[Rows from a dataset of charts and code]
┏━━

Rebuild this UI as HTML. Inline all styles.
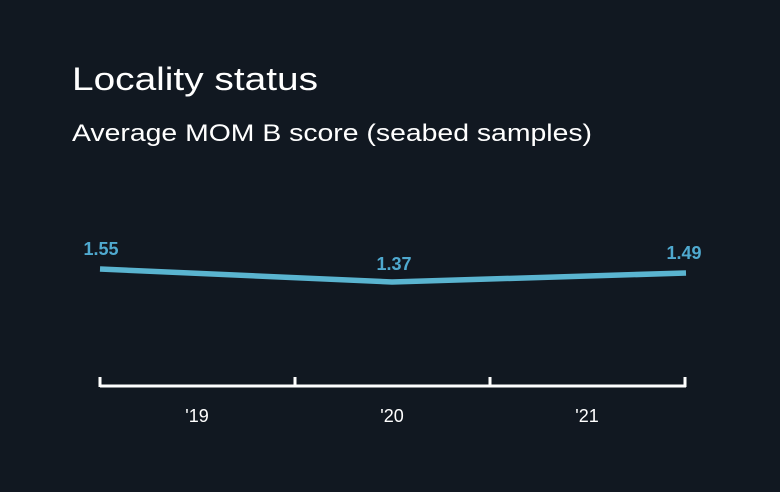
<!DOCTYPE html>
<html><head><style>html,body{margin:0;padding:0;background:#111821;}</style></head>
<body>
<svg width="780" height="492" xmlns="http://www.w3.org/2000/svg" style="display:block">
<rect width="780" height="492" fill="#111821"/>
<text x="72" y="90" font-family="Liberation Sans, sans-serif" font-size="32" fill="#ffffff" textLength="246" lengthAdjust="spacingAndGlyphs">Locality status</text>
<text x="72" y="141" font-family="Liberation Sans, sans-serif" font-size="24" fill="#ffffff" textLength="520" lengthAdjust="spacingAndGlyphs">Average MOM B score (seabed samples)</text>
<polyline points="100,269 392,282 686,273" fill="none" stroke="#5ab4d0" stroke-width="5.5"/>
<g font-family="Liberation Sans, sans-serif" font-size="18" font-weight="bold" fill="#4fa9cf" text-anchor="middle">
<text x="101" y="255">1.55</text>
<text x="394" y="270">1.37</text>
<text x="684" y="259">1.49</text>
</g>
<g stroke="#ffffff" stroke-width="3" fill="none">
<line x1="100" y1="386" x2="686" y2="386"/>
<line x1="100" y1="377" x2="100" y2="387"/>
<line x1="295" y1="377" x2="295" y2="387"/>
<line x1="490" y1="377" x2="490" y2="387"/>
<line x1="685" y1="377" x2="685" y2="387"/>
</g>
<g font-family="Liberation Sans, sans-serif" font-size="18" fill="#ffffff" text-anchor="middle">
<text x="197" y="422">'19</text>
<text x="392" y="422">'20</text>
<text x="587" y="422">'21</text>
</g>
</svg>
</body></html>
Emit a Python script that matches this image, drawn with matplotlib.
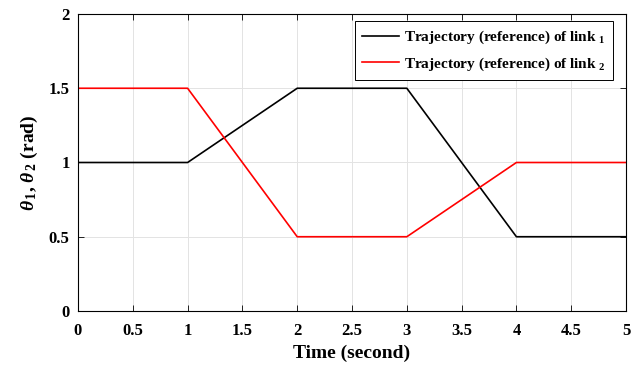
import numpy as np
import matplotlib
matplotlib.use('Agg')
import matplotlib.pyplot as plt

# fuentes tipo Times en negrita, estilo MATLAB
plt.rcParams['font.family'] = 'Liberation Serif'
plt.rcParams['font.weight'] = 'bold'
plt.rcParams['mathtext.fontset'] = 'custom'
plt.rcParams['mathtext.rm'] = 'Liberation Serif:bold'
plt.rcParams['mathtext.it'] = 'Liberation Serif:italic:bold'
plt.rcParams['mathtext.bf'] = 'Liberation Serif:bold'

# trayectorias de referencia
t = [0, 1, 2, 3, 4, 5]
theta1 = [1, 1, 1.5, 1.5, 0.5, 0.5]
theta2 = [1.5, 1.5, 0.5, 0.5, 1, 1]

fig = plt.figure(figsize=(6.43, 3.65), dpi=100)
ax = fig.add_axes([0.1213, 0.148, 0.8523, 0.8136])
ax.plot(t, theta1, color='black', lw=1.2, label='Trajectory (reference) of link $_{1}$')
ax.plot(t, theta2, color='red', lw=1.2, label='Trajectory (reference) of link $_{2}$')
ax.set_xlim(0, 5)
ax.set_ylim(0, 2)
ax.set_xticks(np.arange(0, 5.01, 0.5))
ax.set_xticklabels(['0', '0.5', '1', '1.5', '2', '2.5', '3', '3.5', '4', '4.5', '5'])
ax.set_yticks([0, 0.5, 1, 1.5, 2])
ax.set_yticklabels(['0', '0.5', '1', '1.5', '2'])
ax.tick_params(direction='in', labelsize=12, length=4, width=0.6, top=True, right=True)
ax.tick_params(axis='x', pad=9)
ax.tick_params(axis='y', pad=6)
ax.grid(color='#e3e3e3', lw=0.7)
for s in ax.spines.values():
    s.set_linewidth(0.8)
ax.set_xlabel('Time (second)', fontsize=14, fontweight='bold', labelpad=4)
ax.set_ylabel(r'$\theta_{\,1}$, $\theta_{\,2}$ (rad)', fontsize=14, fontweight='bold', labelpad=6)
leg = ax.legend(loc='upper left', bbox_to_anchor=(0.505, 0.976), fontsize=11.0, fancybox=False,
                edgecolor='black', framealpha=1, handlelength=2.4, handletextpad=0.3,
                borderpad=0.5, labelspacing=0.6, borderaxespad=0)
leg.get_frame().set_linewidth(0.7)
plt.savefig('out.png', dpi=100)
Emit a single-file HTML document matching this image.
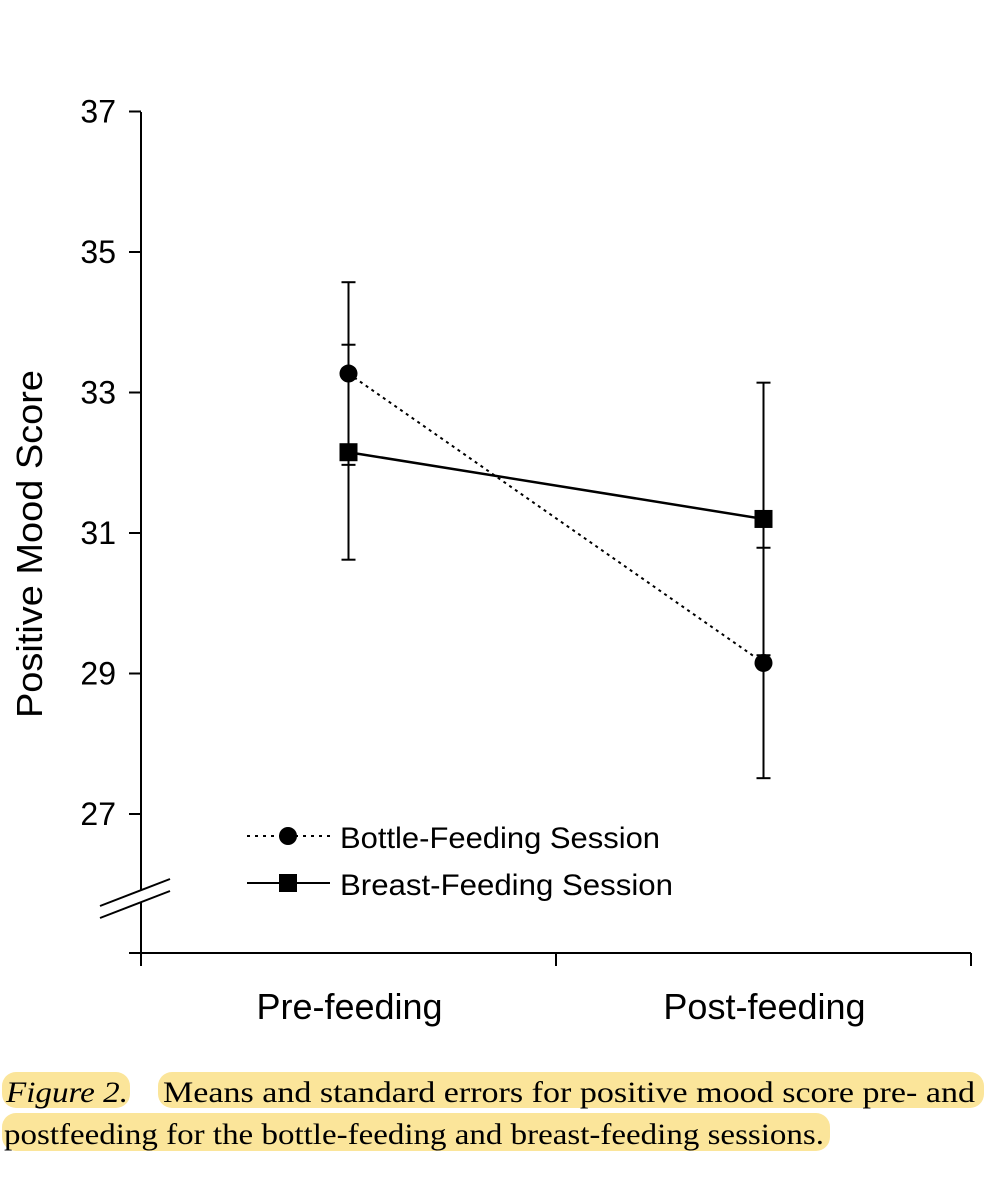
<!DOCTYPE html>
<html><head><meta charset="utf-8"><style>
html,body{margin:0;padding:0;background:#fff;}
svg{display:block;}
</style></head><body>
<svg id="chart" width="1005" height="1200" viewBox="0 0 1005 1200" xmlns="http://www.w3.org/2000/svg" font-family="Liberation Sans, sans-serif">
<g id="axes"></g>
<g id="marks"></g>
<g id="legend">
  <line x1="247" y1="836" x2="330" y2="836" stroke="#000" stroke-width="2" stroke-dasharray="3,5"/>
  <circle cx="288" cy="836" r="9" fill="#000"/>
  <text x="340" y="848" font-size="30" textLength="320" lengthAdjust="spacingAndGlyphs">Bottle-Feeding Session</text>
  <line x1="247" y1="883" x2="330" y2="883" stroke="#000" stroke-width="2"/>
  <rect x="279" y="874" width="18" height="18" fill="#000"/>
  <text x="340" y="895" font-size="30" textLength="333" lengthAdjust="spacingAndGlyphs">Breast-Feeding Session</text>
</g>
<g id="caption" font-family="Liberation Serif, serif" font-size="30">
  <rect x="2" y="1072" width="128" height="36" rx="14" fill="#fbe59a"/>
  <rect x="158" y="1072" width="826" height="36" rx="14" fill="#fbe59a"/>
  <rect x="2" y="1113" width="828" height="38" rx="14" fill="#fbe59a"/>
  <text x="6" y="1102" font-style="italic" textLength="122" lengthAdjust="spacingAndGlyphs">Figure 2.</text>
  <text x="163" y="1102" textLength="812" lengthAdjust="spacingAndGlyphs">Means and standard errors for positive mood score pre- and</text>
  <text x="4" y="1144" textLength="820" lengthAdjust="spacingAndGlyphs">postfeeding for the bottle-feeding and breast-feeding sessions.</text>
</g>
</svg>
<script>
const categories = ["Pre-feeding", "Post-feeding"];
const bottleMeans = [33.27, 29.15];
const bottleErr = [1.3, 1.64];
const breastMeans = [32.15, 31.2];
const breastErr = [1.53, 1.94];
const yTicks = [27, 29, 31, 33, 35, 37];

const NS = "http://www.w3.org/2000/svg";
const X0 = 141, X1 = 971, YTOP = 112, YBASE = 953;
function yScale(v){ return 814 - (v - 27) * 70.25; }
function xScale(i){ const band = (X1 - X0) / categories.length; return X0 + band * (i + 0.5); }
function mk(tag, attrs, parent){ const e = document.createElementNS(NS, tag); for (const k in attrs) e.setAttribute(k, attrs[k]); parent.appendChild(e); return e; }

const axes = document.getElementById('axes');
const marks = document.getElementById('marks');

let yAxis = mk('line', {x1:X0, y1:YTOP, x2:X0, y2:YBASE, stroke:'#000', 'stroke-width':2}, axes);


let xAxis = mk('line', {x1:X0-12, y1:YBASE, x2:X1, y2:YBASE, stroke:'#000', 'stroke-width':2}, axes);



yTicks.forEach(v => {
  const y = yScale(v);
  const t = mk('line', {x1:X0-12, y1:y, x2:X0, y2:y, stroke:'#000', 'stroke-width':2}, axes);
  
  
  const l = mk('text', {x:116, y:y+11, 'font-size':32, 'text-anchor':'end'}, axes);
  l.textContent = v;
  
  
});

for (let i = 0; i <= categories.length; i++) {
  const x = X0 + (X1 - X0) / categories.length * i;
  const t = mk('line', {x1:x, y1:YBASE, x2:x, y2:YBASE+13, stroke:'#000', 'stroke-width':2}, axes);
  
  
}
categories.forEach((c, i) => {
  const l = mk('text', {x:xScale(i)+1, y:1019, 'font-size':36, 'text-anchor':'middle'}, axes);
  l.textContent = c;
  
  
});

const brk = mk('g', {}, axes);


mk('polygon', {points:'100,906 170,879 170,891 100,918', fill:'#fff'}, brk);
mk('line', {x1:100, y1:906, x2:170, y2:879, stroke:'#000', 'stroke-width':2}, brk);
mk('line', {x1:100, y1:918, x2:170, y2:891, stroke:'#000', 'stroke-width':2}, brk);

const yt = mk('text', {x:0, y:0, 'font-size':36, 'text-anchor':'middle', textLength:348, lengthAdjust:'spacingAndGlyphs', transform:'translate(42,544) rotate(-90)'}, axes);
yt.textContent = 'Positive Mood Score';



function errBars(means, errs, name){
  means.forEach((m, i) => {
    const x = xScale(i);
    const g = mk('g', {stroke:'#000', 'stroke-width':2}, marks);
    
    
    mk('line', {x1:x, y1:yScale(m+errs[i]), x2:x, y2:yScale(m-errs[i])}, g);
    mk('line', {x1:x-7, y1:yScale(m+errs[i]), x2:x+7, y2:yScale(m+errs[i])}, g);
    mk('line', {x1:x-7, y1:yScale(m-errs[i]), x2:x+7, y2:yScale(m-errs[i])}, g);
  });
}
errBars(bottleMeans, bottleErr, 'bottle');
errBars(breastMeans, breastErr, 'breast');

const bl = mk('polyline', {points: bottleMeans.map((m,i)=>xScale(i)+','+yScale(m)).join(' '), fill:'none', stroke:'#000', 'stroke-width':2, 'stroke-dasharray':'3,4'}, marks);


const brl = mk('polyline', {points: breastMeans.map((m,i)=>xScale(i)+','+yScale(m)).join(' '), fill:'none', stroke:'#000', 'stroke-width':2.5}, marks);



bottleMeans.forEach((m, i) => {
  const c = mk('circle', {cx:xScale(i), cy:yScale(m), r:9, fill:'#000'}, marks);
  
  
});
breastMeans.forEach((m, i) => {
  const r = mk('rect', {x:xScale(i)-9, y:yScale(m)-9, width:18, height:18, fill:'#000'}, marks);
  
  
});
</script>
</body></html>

┗━━

> **Stated task**
Write down exactly what the lines above say, from the line holding "Emit a Python" through the line holding "import matplotlib.pyplot as plt", and nothing more. Do not copy the pictures.

> **Reply to the exercise**
Emit a Python script that matches this image, drawn with matplotlib.
import numpy as np
import matplotlib
matplotlib.use('Agg')
import matplotlib.pyplot as plt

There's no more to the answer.